You cannot fit the regression coefficients if there are no degrees of freedom. The degrees of freedom are the number of observations - number of parameters that we are estimating. The number of estimated parameters includes the intercept.

The number of observations must thus be larger than the number of independent (explanatory) series.

# Forecast

It is not possible to calculate forecast in Rolling regression analysis. In some way such functionality at some point would base forecast on itself because it keeps rolling.

As a workaround, we recommend using simple Regression analysis. In 'Estimation sample range' type in parameter '-window_length' (i.e.; -5m and -2m; -50 and -10). Thanks to that you will set last non-forecasted value in the desired point in time. When you enable 'Calculate forecast' box this will calculate the forecast based on the regression of the narrowed earlier number of observations of these two series.

# Report

The fact that a rolling window is utilized has implications for the output. When using Regression analysis, a report is generated. In Rolling regression, no such report will be available. This is because, as explained in the overview, a rolling regression constitutes of many regressions, all of which will yield individual statistics. The output of statistics, information criteria and parameters will thus all be time series. You have many options regarding what information to include in the result.

## How to output indicators?

Simply mark the indicator in the panel and it will be available as output.

# Calculating regression with formulas

To calculate α and β use:

Intercept(series1, series2, window)

Slope(series1, series2, window)

where series1 is the dependent series and series2 is the explanatory series. If you get different values than from analysis check 'Estimation sample range' - it has to be calculated on identical time range. To avoid adding Cut() formula everywhere you can set data range on Series list.

Formulas above calculate the regression between two series, but if in Regression analysis are more series these won't be comparable models - you will get different outcomes.

# Examples

In this example, we used the model presented for the Regression analysis, and created a new regression model which is generated on 5 years rolling window. For the output, we've included the residuals and the R2.

Here we calculate explanatory variable share.

# Questions

- Why rolling regression's average residual is not zero?
- Why model's values are different than the ones coming from a same model but rolling?

## Why rolling regression's average residual is not zero?

If you do a standard regression, the mean of the residuals is zero.

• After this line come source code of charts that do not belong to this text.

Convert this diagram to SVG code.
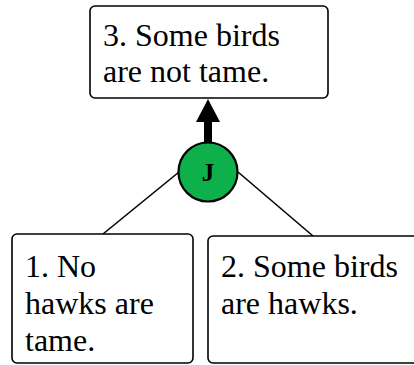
<svg xmlns="http://www.w3.org/2000/svg" width="414" height="365" viewBox="0 0 414 365">
<style>
.box{fill:#fff;stroke:#000;stroke-width:1.6}
.edge{stroke:#000;stroke-width:1.6;fill:none}
text{font-family:"Liberation Serif","Times New Roman",serif;fill:#000}
.t{font-size:32px}
.j{font-size:25px;font-weight:bold}
</style>
<rect width="414" height="365" fill="#fff"/>
<g id="connectors">
<line class="edge" x1="179" y1="172" x2="103" y2="234"/>
<line class="edge" x1="238" y1="172" x2="313" y2="236"/>
<rect x="204" y="120" width="8" height="24" fill="#000"/>
<polygon points="208,99 220,122 196,122" fill="#000"/>
</g>
<g id="n3">
<rect class="box" x="90" y="6" width="238" height="92" rx="5"/>
<text class="t" x="103" y="46">3. Some birds</text>
<text class="t" x="103" y="82">are not tame.</text>
</g>
<g id="nJ">
<circle cx="208" cy="172" r="29.5" fill="#0db04b" stroke="#000" stroke-width="2.2"/>
<text class="j" x="208" y="181" text-anchor="middle">J</text>
</g>
<g id="n1">
<rect class="box" x="12" y="234" width="181" height="129" rx="5"/>
<text class="t" x="25" y="277">1. No</text>
<text class="t" x="25" y="314">hawks are</text>
<text class="t" x="25" y="351">tame.</text>
</g>
<g id="n2">
<rect class="box" x="208" y="236" width="220" height="127" rx="5"/>
<text class="t" x="221" y="277">2. Some birds</text>
<text class="t" x="221" y="314">are hawks.</text>
</g>
</svg>
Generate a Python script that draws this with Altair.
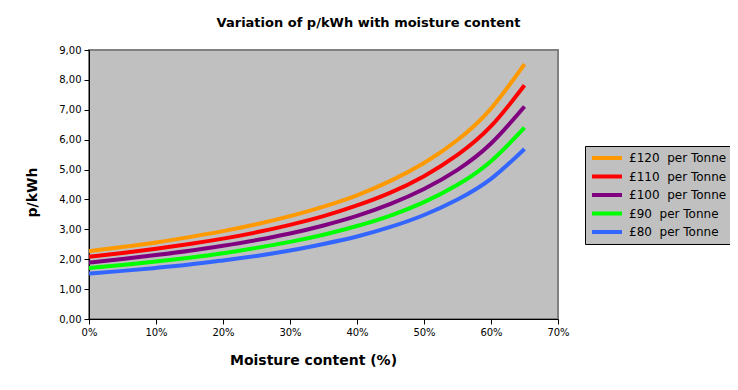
import altair as alt
import pandas as pd

moisture = [0.00, 0.05, 0.10, 0.15, 0.20, 0.25, 0.30, 0.35, 0.40, 0.45, 0.50, 0.55, 0.60, 0.65]

series = ["£120\u00a0 per Tonne", "£110\u00a0 per Tonne", "£100\u00a0 per Tonne",
          "£90\u00a0 per Tonne", "£80\u00a0 per Tonne"]
colors = ["#FF9900", "#FF0000", "#800080", "#00FF00", "#3366FF"]

p120 = [2.27, 2.41, 2.56, 2.74, 2.94, 3.17, 3.44, 3.76, 4.14, 4.62, 5.22, 5.99, 7.04, 8.53]
p110 = [2.08, 2.21, 2.35, 2.51, 2.69, 2.90, 3.15, 3.44, 3.80, 4.23, 4.78, 5.49, 6.45, 7.82]
p100 = [1.89, 2.01, 2.14, 2.28, 2.45, 2.64, 2.86, 3.13, 3.45, 3.85, 4.35, 4.99, 5.87, 7.11]
p90 = [1.71, 1.81, 1.92, 2.05, 2.20, 2.38, 2.58, 2.82, 3.11, 3.46, 3.91, 4.49, 5.28, 6.40]
p80 = [1.52, 1.61, 1.71, 1.82, 1.96, 2.11, 2.29, 2.51, 2.76, 3.08, 3.48, 4.00, 4.69, 5.69]

y_ticks = [0, 1, 2, 3, 4, 5, 6, 7, 8, 9]
x_ticks = [0, 0.1, 0.2, 0.3, 0.4, 0.5, 0.6, 0.7]

rows = []
for name, vals in zip(series, [p120, p110, p100, p90, p80]):
    for m, v in zip(moisture, vals):
        rows.append({"moisture": m, "pkwh": v, "series": name})
df = pd.DataFrame(rows)

FONT = "DejaVu Sans"

chart = alt.Chart(df).mark_line(strokeWidth=4, interpolate="natural").encode(
    x=alt.X("moisture:Q",
            scale=alt.Scale(domain=[0, 0.7], nice=False, zero=False),
            axis=alt.Axis(values=x_ticks, format=".0%", title="Moisture content (%)",
                          titleX=224, titleY=41, titleBaseline="middle", titleAlign="center",
                          titleFontSize=14, titleFontWeight="bold")),
    y=alt.Y("pkwh:Q",
            scale=alt.Scale(domain=[0, 9], nice=False),
            axis=alt.Axis(values=y_ticks,
                          labelExpr="replace(format(datum.value, '.2f'), '.', ',')",
                          title="p/kWh", titleX=-57, titleY=142, titleAngle=270,
                          titleBaseline="middle", titleAlign="center",
                          titleFontSize=14, titleFontWeight="bold")),
    color=alt.Color("series:N",
                    scale=alt.Scale(domain=series, range=colors),
                    sort=series,
                    legend=alt.Legend(title=None, orient="none", legendX=496, legendY=96,
                                      strokeColor="black", fillColor="#C0C0C0",
                                      padding=5, symbolType="stroke", symbolSize=900,
                                      clipHeight=14,
                                      symbolStrokeWidth=4, labelFontSize=12,
                                      labelFont=FONT, labelColor="black",
                                      rowPadding=4.5, labelOffset=5,
                                      symbolOpacity=1, labelLimit=200)),
).properties(
    width=469,
    height=269,
    title=alt.TitleParams("Variation of p/kWh with moisture content", anchor="middle",
                          dx=45, offset=15, fontSize=13, fontWeight="bold", font=FONT,
                          color="black"),
    autosize=alt.AutoSizeParams(type="none"),
    padding={"left": 81, "top": 42, "right": 172, "bottom": 63},
    background="white",
).configure_view(
    fill="#C0C0C0", stroke="#808080", strokeWidth=2
).configure_axis(
    domainColor="black", tickColor="black", tickSize=5, grid=False,
    labelFont=FONT, labelFontSize=10, labelColor="black", labelPadding=3,
    labelFlush=False, labelOverlap=False,
    titleFont=FONT, titleColor="black"
)

chart.save("out.html", embed_options={"renderer": "svg", "actions": False})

With Rolling regression, it does one separate regressions at each point in time and thus residuals are not zero on average.

## Why model's values are different than the ones coming from a same model but rolling?

The differences stems from different time ranges being taken into calculation because of:

- Mon-Sun daily series vs Mon-Fri daily series
- what Macrobond takes into account when calculating a sample range

To ensure that you are looking and comparing the exact same time periods use one of the below methods:

- change frequency in the document to Daily (not
*Daily (highest)*or*Daily (lowest)*) and set Observations to Monday-Friday - change the window size in Rolling regression from, for example 'X months', to number of observations in Regression i.e., '402'.

The first method will give closely similar results but still not 100% same due to the way Macrobond sets Start range i.e., '-18m' is not strictly '18m', but '18m' counting from the previous observation so, effectively '18 months +1'. In which case, you may want to set the Window length to a number of observations instead.

The latter approach will output the same values in both Regression and Rolling regression.